On Friday Israel registered over 1,000 new daly COVID-19 infections for the first time in months. Prime Minister Naftali Bennett cautioned in a national television address that if the public did not start cooperating with more mild restrictions, eventually there would be no option but to impose another nationwide lockdown.
In an effort to put a positive spin on the current situation, the government decided to impose those new mild restrictions under the label of “Happy Badge.”
Really, it’s much the same as the “Green Passport” initiative Israel implemented last year, but with slightly more permissive conditions.
Under the “Happy Badge” system, all large indoor events must comply with the following:
- Entry is only for those who have been vaccinated, recovered or can present a valid negative COVID-19 test result taken within the previous 72 hours.
- Masks must be worn indoors at all times, except for when eating or doing any other activity that a mask might prohibit.
There are for now no restrictions on the number of participants or specific activities.
These guidelines will allow Israelis to hold weddings, bar mitzvah’s and other large social events, including gathering with family and friends during the upcoming High Holidays of Rosh Hashanah, Yom Kippur and Sukkot.
Good, but not enough?
Professor Cyrille Cohen, a leading Israeli immunologist, told The Times of Israel that the government’s new initiative is a good start, but might not be enough to halt the rapid spread of the so-called “Delta” variant.
“The numbers of infections are not going down, so we will eventually have a few hundred people in critical care if we don’t stop the spread,” warned Prof. Cohen.
He still believes that “light measures” can be sufficient for defeating the Delta variant, but was adamant that won’t happen without strict enforcement.

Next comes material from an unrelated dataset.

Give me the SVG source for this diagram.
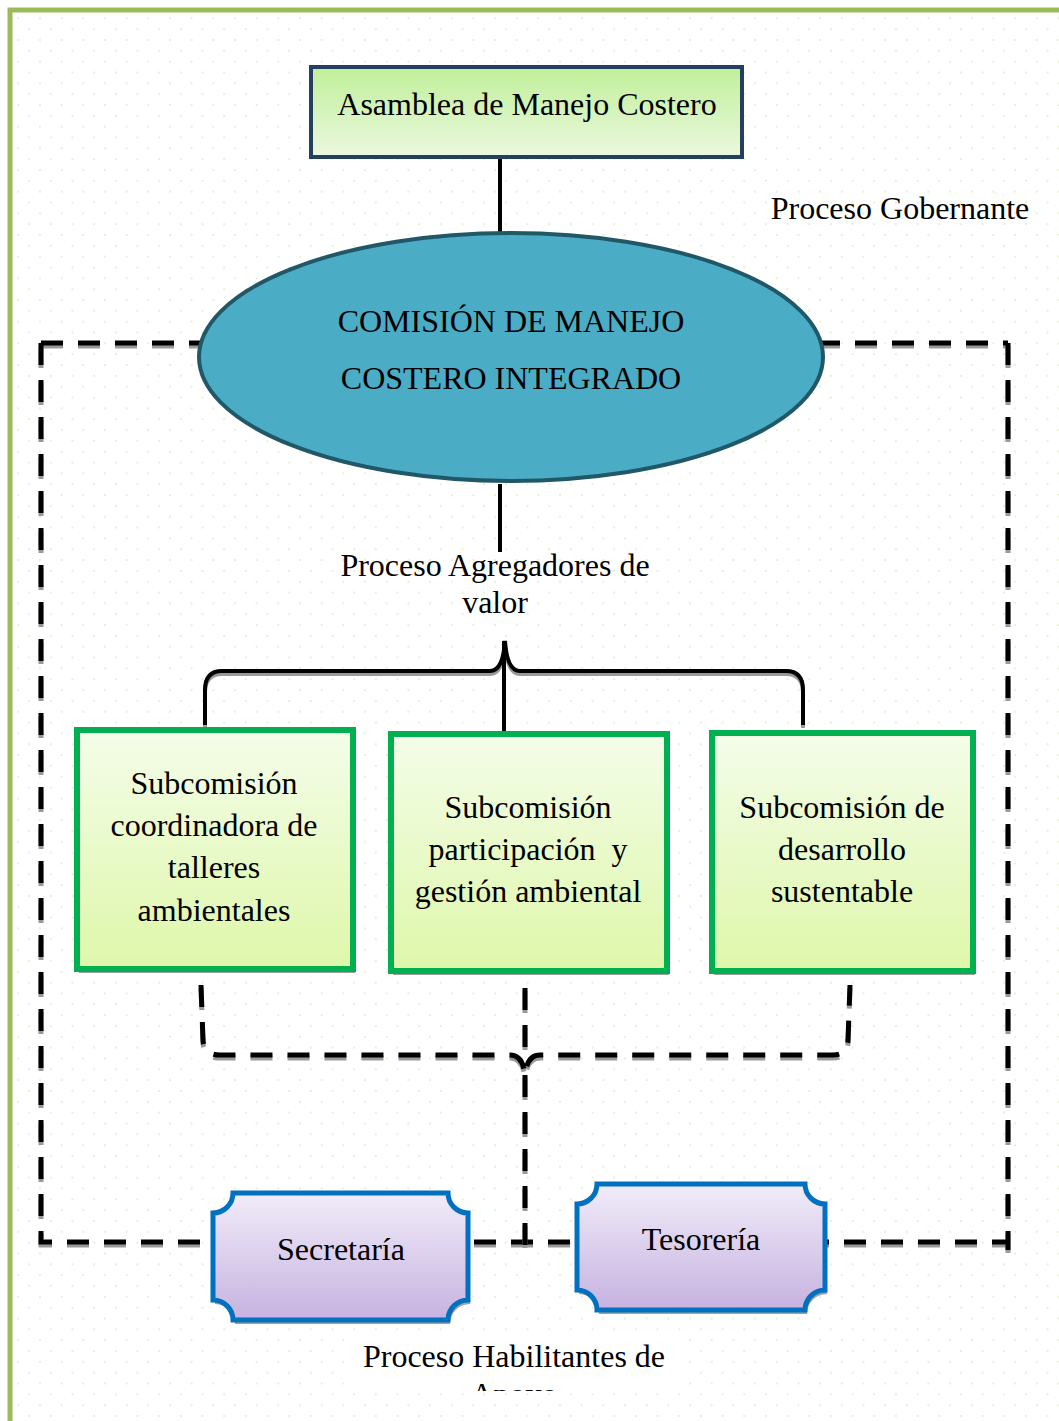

The professor also wasn’t entirely pleased by the government’s decision to reduce the quarantine period for returning unvaccinated Israelis to just seven days. He said this will encourage even more Israelis to travel abroad this summer with their unvaccinated children, thus increasing the likelihood of additional variants entering the country.
Caution, but not exaggeration
The former head of Jerusalem’s Sha’are Zedek Hospital, Prof. Jonathan Halevy, said he thinks Israel is at the moment engaging in “exaggerated panic.”
Speaking to Radio 103FM before the weekend, Prof. Halevy said he is in favor of the new moderate restrictions on large gatherings, but doesn’t understand the fear-mongering by government officials threatening a new lockdown.
He noted that “while there has been a significant spike in the number of new COVID cases, the number of seriously ill patients has remained low.”
Indeed, during the first and second waves of coronavirus infections, the primary concern was overtaxing the healthcare system to the point of collapse. With the vast majority of adult Israelis now fully vaccinated, that doesn’t appear to be a problem, even with the increasing spread of the Delta variant.
Prof. Halevy warned against becoming complacent, but also stressed that “panic shouldn’t be determining what steps we take.”